Разумеется, мы не просто ждем, когда государство к нам повернется лицом, мы трудимся. Сейчас у нашей команды, ответственной за «Неоваскулген», 70% рабочего времени тратится на то, чтобы повернуть государство лицом к этим пациентам. В стране, да и в мире проблема ишемии нижних конечностей набирает обороты. Например, я разговаривал с хирургами из Бурятии, и они говорят: никогда такого не было, чтобы у бурят, людей восточного типа, был настолько выражен атеросклероз. А сейчас они по заболеваемости неотличимы от европейской популяции. Недавние данные общемировых метаанализов по эпидемиологии атеросклероза сосудов нижних конечностей не только не опровергают, но подчеркивают данную тенденцию (Comparison of global estimates of prevalence and risk factors for peripheral artery disease in 2000 and 2010: a systematic review and analysis. August 1, 2013. The Lancet. The global pandemic of peripheral artery disease. August 1, 2013. The Lancet).

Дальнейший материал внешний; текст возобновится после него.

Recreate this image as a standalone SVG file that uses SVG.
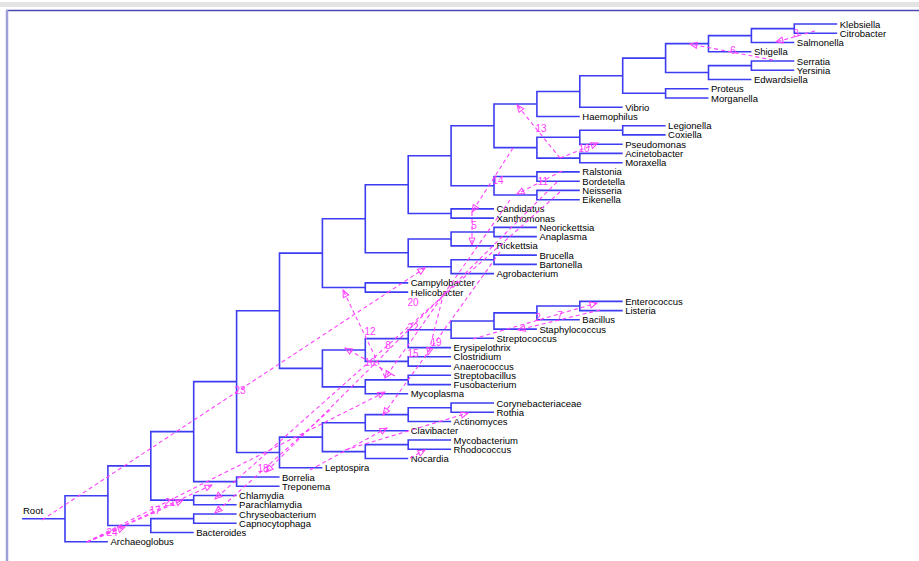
<svg xmlns="http://www.w3.org/2000/svg" width="919" height="561" viewBox="0 0 919 561">
<defs>
<style>
.t{font-family:"Liberation Sans",Arial,sans-serif;font-size:9.5px;fill:#000}
.e{fill:none;stroke:#3c3cf2;stroke-width:1.6}
.h{fill:none;stroke:#ff40ff;stroke-width:1.1;stroke-dasharray:4 3}
.n{font-family:"Liberation Sans",Arial,sans-serif;font-size:10px;fill:#ff40ff;text-anchor:middle}
</style>
<marker id="ar" markerWidth="9" markerHeight="9" refX="8" refY="4" orient="auto" markerUnits="userSpaceOnUse">
<path d="M1,1 L8,4 L1,7 Z" fill="none" stroke="#ff40ff" stroke-width="1"/>
</marker>
</defs>
<rect x="0" y="0" width="919" height="561" fill="#fff"/>
<rect x="0" y="2" width="919" height="5" fill="#e4e4e4"/>
<line x1="6" y1="10.5" x2="919" y2="10.5" stroke="#4a4ab0" stroke-width="1.5"/>
<line x1="7" y1="10" x2="7" y2="561" stroke="#a0a0d8" stroke-width="2.5"/>
<g id="connectors">
<path class="e" d="M22,518.7H65"/>
<path class="e" d="M837.2,24H794.3V33.2H837.2"/>
<path class="e" d="M794.3,28.6H751.4V42.5H794.3"/>
<path class="e" d="M751.4,35.6H708.5V51.7H751.4"/>
<path class="e" d="M794.3,61H751.4V70.2H794.3"/>
<path class="e" d="M751.4,65.6H708.5V79.5H751.4"/>
<path class="e" d="M708.5,43.6H665.6V72.5H708.5"/>
<path class="e" d="M708.5,88.7H665.6V98H708.5"/>
<path class="e" d="M665.6,58.1H622.7V93.3H665.6"/>
<path class="e" d="M622.7,75.7H579.8V107.2H622.7"/>
<path class="e" d="M579.8,91.5H536.9V116.5H579.8"/>
<path class="e" d="M665.6,125.7H622.7V134.9H665.6"/>
<path class="e" d="M622.7,130.3H579.8V144.2H622.7"/>
<path class="e" d="M622.7,153.4H579.8V162.7H622.7"/>
<path class="e" d="M579.8,137.2H536.9V158.1H579.8"/>
<path class="e" d="M536.9,104H494V147.6H536.9"/>
<path class="e" d="M579.8,171.9H536.9V181.2H579.8"/>
<path class="e" d="M579.8,190.4H536.9V199.7H579.8"/>
<path class="e" d="M536.9,176.5H494V195H536.9"/>
<path class="e" d="M494,125.8H451.1V185.8H494"/>
<path class="e" d="M494,208.9H451.1V218.1H494"/>
<path class="e" d="M451.1,155.8H408.2V213.5H451.1"/>
<path class="e" d="M536.9,227.4H494V236.6H536.9"/>
<path class="e" d="M494,232H451.1V245.9H494"/>
<path class="e" d="M536.9,255.1H494V264.4H536.9"/>
<path class="e" d="M494,259.7H451.1V273.6H494"/>
<path class="e" d="M451.1,239H408.2V266.7H451.1"/>
<path class="e" d="M408.2,184.7H365.3V252.8H408.2"/>
<path class="e" d="M408.2,282.9H365.3V292.1H408.2"/>
<path class="e" d="M365.3,218.8H322.4V287.5H365.3"/>
<path class="e" d="M622.7,301.4H579.8V310.6H622.7"/>
<path class="e" d="M579.8,306H536.9V319.8H579.8"/>
<path class="e" d="M536.9,312.9H494V329.1H536.9"/>
<path class="e" d="M494,321H451.1V338.3H494"/>
<path class="e" d="M451.1,329.7H408.2V347.6H451.1"/>
<path class="e" d="M451.1,356.8H408.2V366.1H451.1"/>
<path class="e" d="M408.2,338.6H365.3V361.4H408.2"/>
<path class="e" d="M451.1,375.3H408.2V384.6H451.1"/>
<path class="e" d="M408.2,379.9H365.3V393.8H408.2"/>
<path class="e" d="M365.3,350H322.4V386.9H365.3"/>
<path class="e" d="M322.4,253.1H279.5V368.4H322.4"/>
<path class="e" d="M494,403H451.1V412.3H494"/>
<path class="e" d="M451.1,407.7H408.2V421.5H451.1"/>
<path class="e" d="M408.2,414.6H365.3V430.8H408.2"/>
<path class="e" d="M451.1,440H408.2V449.3H451.1"/>
<path class="e" d="M408.2,444.6H365.3V458.5H408.2"/>
<path class="e" d="M365.3,422.7H322.4V451.6H365.3"/>
<path class="e" d="M322.4,437.1H279.5V467.8H322.4"/>
<path class="e" d="M279.5,310.8H236.6V452.5H279.5"/>
<path class="e" d="M279.5,477H236.6V486.3H279.5"/>
<path class="e" d="M236.6,381.6H193.7V481.6H236.6"/>
<path class="e" d="M236.6,495.5H193.7V504.7H236.6"/>
<path class="e" d="M193.7,431.6H150.8V500.1H193.7"/>
<path class="e" d="M236.6,514H193.7V523.2H236.6"/>
<path class="e" d="M193.7,518.6H150.8V532.5H193.7"/>
<path class="e" d="M150.8,465.9H107.9V525.5H150.8"/>
<path class="e" d="M107.9,495.7H65V541.7H107.9"/>
</g>
<g id="root"><text class="t" x="23" y="514">Root</text></g>
<g id="leaves">
<g id="n-klebsiella"><text class="t" x="839.7" y="27.5">Klebsiella</text></g>
<g id="n-citrobacter"><text class="t" x="839.7" y="36.7">Citrobacter</text></g>
<g id="n-salmonella"><text class="t" x="796.8" y="46">Salmonella</text></g>
<g id="n-shigella"><text class="t" x="753.9" y="55.2">Shigella</text></g>
<g id="n-serratia"><text class="t" x="796.8" y="64.5">Serratia</text></g>
<g id="n-yersinia"><text class="t" x="796.8" y="73.7">Yersinia</text></g>
<g id="n-edwardsiella"><text class="t" x="753.9" y="83">Edwardsiella</text></g>
<g id="n-proteus"><text class="t" x="711" y="92.2">Proteus</text></g>
<g id="n-morganella"><text class="t" x="711" y="101.5">Morganella</text></g>
<g id="n-vibrio"><text class="t" x="625.2" y="110.7">Vibrio</text></g>
<g id="n-haemophilus"><text class="t" x="582.3" y="120">Haemophilus</text></g>
<g id="n-legionella"><text class="t" x="668.1" y="129.2">Legionella</text></g>
<g id="n-coxiella"><text class="t" x="668.1" y="138.4">Coxiella</text></g>
<g id="n-pseudomonas"><text class="t" x="625.2" y="147.7">Pseudomonas</text></g>
<g id="n-acinetobacter"><text class="t" x="625.2" y="156.9">Acinetobacter</text></g>
<g id="n-moraxella"><text class="t" x="625.2" y="166.2">Moraxella</text></g>
<g id="n-ralstonia"><text class="t" x="582.3" y="175.4">Ralstonia</text></g>
<g id="n-bordetella"><text class="t" x="582.3" y="184.7">Bordetella</text></g>
<g id="n-neisseria"><text class="t" x="582.3" y="193.9">Neisseria</text></g>
<g id="n-eikenella"><text class="t" x="582.3" y="203.2">Eikenella</text></g>
<g id="n-candidatus"><text class="t" x="496.5" y="212.4">Candidatus</text></g>
<g id="n-xanthomonas"><text class="t" x="496.5" y="221.6">Xanthomonas</text></g>
<g id="n-neorickettsia"><text class="t" x="539.4" y="230.9">Neorickettsia</text></g>
<g id="n-anaplasma"><text class="t" x="539.4" y="240.1">Anaplasma</text></g>
<g id="n-rickettsia"><text class="t" x="496.5" y="249.4">Rickettsia</text></g>
<g id="n-brucella"><text class="t" x="539.4" y="258.6">Brucella</text></g>
<g id="n-bartonella"><text class="t" x="539.4" y="267.9">Bartonella</text></g>
<g id="n-agrobacterium"><text class="t" x="496.5" y="277.1">Agrobacterium</text></g>
<g id="n-campylobacter"><text class="t" x="410.7" y="286.4">Campylobacter</text></g>
<g id="n-helicobacter"><text class="t" x="410.7" y="295.6">Helicobacter</text></g>
<g id="n-enterococcus"><text class="t" x="625.2" y="304.9">Enterococcus</text></g>
<g id="n-listeria"><text class="t" x="625.2" y="314.1">Listeria</text></g>
<g id="n-bacillus"><text class="t" x="582.3" y="323.3">Bacillus</text></g>
<g id="n-staphylococcus"><text class="t" x="539.4" y="332.6">Staphylococcus</text></g>
<g id="n-streptococcus"><text class="t" x="496.5" y="341.8">Streptococcus</text></g>
<g id="n-erysipelothrix"><text class="t" x="453.6" y="351.1">Erysipelothrix</text></g>
<g id="n-clostridium"><text class="t" x="453.6" y="360.3">Clostridium</text></g>
<g id="n-anaerococcus"><text class="t" x="453.6" y="369.6">Anaerococcus</text></g>
<g id="n-streptobacillus"><text class="t" x="453.6" y="378.8">Streptobacillus</text></g>
<g id="n-fusobacterium"><text class="t" x="453.6" y="388.1">Fusobacterium</text></g>
<g id="n-mycoplasma"><text class="t" x="410.7" y="397.3">Mycoplasma</text></g>
<g id="n-corynebacteriaceae"><text class="t" x="496.5" y="406.5">Corynebacteriaceae</text></g>
<g id="n-rothia"><text class="t" x="496.5" y="415.8">Rothia</text></g>
<g id="n-actinomyces"><text class="t" x="453.6" y="425">Actinomyces</text></g>
<g id="n-clavibacter"><text class="t" x="410.7" y="434.3">Clavibacter</text></g>
<g id="n-mycobacterium"><text class="t" x="453.6" y="443.5">Mycobacterium</text></g>
<g id="n-rhodococcus"><text class="t" x="453.6" y="452.8">Rhodococcus</text></g>
<g id="n-nocardia"><text class="t" x="410.7" y="462">Nocardia</text></g>
<g id="n-leptospira"><text class="t" x="324.9" y="471.3">Leptospira</text></g>
<g id="n-borrelia"><text class="t" x="282" y="480.5">Borrelia</text></g>
<g id="n-treponema"><text class="t" x="282" y="489.8">Treponema</text></g>
<g id="n-chlamydia"><text class="t" x="239.1" y="499">Chlamydia</text></g>
<g id="n-parachlamydia"><text class="t" x="239.1" y="508.2">Parachlamydia</text></g>
<g id="n-chryseobacterium"><text class="t" x="239.1" y="517.5">Chryseobacterium</text></g>
<g id="n-capnocytophaga"><text class="t" x="239.1" y="526.7">Capnocytophaga</text></g>
<g id="n-bacteroides"><text class="t" x="196.2" y="536">Bacteroides</text></g>
<g id="n-archaeoglobus"><text class="t" x="110.4" y="545.2">Archaeoglobus</text></g>
</g>
<g id="transfers">
<path class="h" marker-end="url(#ar)" d="M42,520L425,268"/>
<path class="h" marker-end="url(#ar)" d="M773,60L690,44"/>
<path class="h" marker-end="url(#ar)" d="M815,31L776,42"/>
<path class="h" marker-end="url(#ar)" d="M560,158L517,105"/>
<path class="h" marker-end="url(#ar)" d="M560,158L598,143"/>
<path class="h" marker-end="url(#ar)" d="M513,148L472,212"/>
<path class="h" marker-end="url(#ar)" d="M472,212L472,245"/>
<path class="h" marker-end="url(#ar)" d="M562,171L517,194"/>
<path class="h" marker-end="url(#ar)" d="M385,377L343,290"/>
<path class="h" marker-end="url(#ar)" d="M395,376L345,348"/>
<path class="h" marker-end="url(#ar)" d="M87,542L125,527"/>
<path class="h" marker-end="url(#ar)" d="M87,542L212,485"/>
<path class="h" marker-end="url(#ar)" d="M87,542L183,500"/>
<path class="h" marker-end="url(#ar)" d="M87,542L385,392"/>
<path class="h" marker-end="url(#ar)" d="M330,410L215,513"/>
<path class="h" marker-end="url(#ar)" d="M560,192L215,499"/>
<path class="h" marker-end="url(#ar)" d="M557,182L266,472"/>
<path class="h" marker-end="url(#ar)" d="M510,200L385,378"/>
<path class="h" marker-end="url(#ar)" d="M500,252L383,415"/>
<path class="h" marker-end="url(#ar)" d="M442,300L428,355"/>
<path class="h" marker-end="url(#ar)" d="M473,339L597,303"/>
<path class="h" marker-end="url(#ar)" d="M600,310L518,330"/>
<path class="h" marker-end="url(#ar)" d="M310,470L387,428"/>
<path class="h" marker-end="url(#ar)" d="M345,450L468,413"/>
<path class="h" marker-end="url(#ar)" d="M410,458L425,450"/>
<text class="n" x="240" y="394">23</text>
<text class="n" x="733" y="54">6</text>
<text class="n" x="796" y="37">3</text>
<text class="n" x="541" y="132">13</text>
<text class="n" x="584" y="152">10</text>
<text class="n" x="498" y="184">14</text>
<text class="n" x="474" y="229">5</text>
<text class="n" x="543" y="185">11</text>
<text class="n" x="370" y="335">12</text>
<text class="n" x="370" y="366">16</text>
<text class="n" x="112" y="536">24</text>
<text class="n" x="155" y="514">17</text>
<text class="n" x="170" y="506">21</text>
<text class="n" x="263" y="472">18</text>
<text class="n" x="388" y="349">8</text>
<text class="n" x="413" y="331">22</text>
<text class="n" x="413" y="306">20</text>
<text class="n" x="413" y="357">15</text>
<text class="n" x="436" y="346">19</text>
<text class="n" x="538" y="321">2</text>
<text class="n" x="560" y="319">7</text>
</g>
</svg>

— Если вернуться к научной стороне вопроса, сейчас специалисты переходят от вирусной доставки гена к плазмидной? Плазмида лучше вируса?
— Нельзя так сказать. При любом заболевании мы должны взвесить, что лучше, что хуже. Вот смотрите, как может проходить выбор технологической платформы под конкретную задачу. Например, мы разрабатываем генную конструкцию для лечения хронической ишемии нижних конечностей. У нас конструкция с геном эндотелиального сосудистого фактора роста, который запускает рост сосудов. Мы хотим, чтобы она работала постоянно и фактор постоянно вырабатывался с высоким риском развития чего-то нехорошего, так как постоянно будут куда-то расти сосуды? Или мы хотим только подстегнуть процесс? В данном случае мы предпочитаем временную экспрессию, а не постоянную. Значит, мы уже можем отмести целую категорию вирусных конструкций, которые интегрируются в геном. Остаются аденовирусы (они не интегрируются) и плазмиды. Опять же надо оценить побочные эффекты: аденовирусы — это гриппоподобный синдром, извините, «сопли до колена», лихорадка. К тому же происходит иммунизация, которая может снижать эффективность. Правда, аденовирусные и плазмидные конструкции неодинаковы по эффективности проникновения: аденовирус проникает на порядок лучше. Но возникающие осложнения нежелательны, а эффект, в конечном счете, сопоставим.
— Расскажите про искусственную хромосому. Вы ведь занимаетесь и этим направлением?
— Это для нас абсолютное вложение в развитие науки.
Это глубоко фундаментальное исследование, и еще лет десять будет фундаментальным исследованием, прежде чем можно будет говорить о чем-то другом. Но это научный хай-тек, это интересно.
Есть партнеры за рубежом, которые продвинулись в этом, но не слишком далеко, — если постараемся, мы можем их за пару-тройку лет догнать.
— А что представляет собой искусственная хромосома?
— Это хромосома, в которой нет ничего, за исключением последовательностей, отвечающих за удвоение самой себя (ДНК), и того самого терапевтического гена, который нас интересует. То есть теломера, центромера и терапевтический ген. Технология сборки — это первый этап. А дальше надо ее поместить внутрь интересующей нас клетки, чтобы она заработала. Необходимо сделать так, чтобы клетка была обманута и начала работать с большим количеством хромосом, чем ей положено. На сегодняшний день мы находимся на экваторе решения первой проблемы: у нас с коллегами (А.Н. Томилин) есть прототип искусственной хромосомы. Но следующая проблема — способ ее эффективной доставки в ткани. И сколько лет съест эта исследовательская история, я даже предсказать не берусь. Нам это интересно как ученым, и это элемент социальной ответственности нашей компании — мы можем не только заработать деньги, но и эффективно вложить в будущее здоровье нации.